Steady Hands And A Careful Eye

Hand block printing is the earliest, simplest and slowest of all methods of textile printing.
Take a look behind the scenes to see our slow fashion manufacturing in motion.

STEP 1.

Applying Dabu (mud)

Dabu paste is made each morning by the printers. It is made up of black clay, wheat flour, gum and lime water. It is poured into a printing tray which is covered with a wire grill. After each print the block is reloaded with fresh mud to get a clear print each time.

STEP 2.

Block Carving

The block-carving artisans use small hammers, chisels and drills to carve elaborate patterns into wooden blocks.

STEP 3.

Printing

Once the block has been placed in the mud, the design is lined up on the fabric and pressed, transferring the mud to the fabric.

STEP 4.

Sawdust & Drying

Before the mud is dry the fabric must be covered in sawdust.
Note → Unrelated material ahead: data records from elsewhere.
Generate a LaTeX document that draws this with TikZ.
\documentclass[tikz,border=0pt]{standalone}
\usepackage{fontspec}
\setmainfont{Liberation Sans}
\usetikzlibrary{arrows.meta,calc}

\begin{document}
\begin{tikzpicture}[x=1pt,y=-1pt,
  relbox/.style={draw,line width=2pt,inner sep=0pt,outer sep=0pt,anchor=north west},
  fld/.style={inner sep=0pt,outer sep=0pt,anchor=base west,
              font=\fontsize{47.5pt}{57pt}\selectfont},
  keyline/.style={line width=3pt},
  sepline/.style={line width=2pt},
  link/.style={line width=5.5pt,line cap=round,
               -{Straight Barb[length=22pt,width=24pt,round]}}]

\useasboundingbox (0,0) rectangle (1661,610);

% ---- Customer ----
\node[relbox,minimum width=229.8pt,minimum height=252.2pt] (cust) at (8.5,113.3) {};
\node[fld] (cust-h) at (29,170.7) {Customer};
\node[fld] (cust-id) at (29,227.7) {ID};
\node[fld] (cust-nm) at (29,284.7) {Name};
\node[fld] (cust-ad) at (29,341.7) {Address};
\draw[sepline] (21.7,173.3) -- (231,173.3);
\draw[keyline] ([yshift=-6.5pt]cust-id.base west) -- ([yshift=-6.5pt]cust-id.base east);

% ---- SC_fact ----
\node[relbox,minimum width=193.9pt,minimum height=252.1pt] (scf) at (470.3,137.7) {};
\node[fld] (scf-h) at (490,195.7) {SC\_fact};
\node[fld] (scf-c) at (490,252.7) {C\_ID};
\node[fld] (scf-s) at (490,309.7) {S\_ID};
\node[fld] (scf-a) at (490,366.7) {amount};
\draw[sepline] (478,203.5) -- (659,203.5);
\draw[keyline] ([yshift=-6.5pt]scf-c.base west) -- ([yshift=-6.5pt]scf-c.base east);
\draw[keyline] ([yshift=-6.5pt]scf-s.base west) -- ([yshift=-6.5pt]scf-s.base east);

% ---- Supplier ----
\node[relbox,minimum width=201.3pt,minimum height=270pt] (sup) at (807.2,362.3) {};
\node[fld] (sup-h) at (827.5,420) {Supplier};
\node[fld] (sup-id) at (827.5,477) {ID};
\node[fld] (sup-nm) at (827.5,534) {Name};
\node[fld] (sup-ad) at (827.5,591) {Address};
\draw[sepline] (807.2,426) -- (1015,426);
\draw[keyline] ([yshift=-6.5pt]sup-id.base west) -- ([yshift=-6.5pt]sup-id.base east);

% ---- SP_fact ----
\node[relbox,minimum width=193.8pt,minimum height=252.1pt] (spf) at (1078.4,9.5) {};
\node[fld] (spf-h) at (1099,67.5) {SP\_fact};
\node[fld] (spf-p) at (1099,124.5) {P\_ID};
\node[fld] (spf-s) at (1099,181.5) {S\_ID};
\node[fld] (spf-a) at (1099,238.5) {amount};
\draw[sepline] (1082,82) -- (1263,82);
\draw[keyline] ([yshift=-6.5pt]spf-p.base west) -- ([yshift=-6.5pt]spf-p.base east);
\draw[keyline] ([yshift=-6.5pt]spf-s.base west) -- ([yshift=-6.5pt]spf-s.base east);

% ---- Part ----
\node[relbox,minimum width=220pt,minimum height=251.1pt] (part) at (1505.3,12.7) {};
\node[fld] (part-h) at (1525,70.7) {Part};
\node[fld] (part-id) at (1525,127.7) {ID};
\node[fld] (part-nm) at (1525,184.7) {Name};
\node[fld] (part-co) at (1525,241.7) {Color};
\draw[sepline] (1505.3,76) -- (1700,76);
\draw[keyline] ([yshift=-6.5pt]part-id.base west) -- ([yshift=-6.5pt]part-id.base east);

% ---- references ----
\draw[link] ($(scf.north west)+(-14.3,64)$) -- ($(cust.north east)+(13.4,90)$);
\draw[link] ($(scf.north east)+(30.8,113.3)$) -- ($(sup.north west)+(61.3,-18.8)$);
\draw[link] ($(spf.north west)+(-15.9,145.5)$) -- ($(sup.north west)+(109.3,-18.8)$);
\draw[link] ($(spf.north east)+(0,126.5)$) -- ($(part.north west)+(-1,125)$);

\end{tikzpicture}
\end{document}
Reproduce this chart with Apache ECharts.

The sawdust binds with the mud to create a strong resistance which will stop the dye from penetrating through. The Dabu printed fabric is then left to dry in the Indian sun. The fabric is carefully washed to remove any dirt, ensuring the mud paste is not removed. The fabric will absorb the dye better after it has been washed.

STEP 5.

Dying & Drying

The fabric is lowered into the dying well and left for several minutes so the fabric can absorb the natural dye. It is then dipped again three to four times to increase the depth of colour. It then dries in the sun whilst the colour develops.

STEP 6.

Washing

Once the colour has fully developed the fabric is then washed to remove any excess dye. After washing it is sent to the drying fields one last time.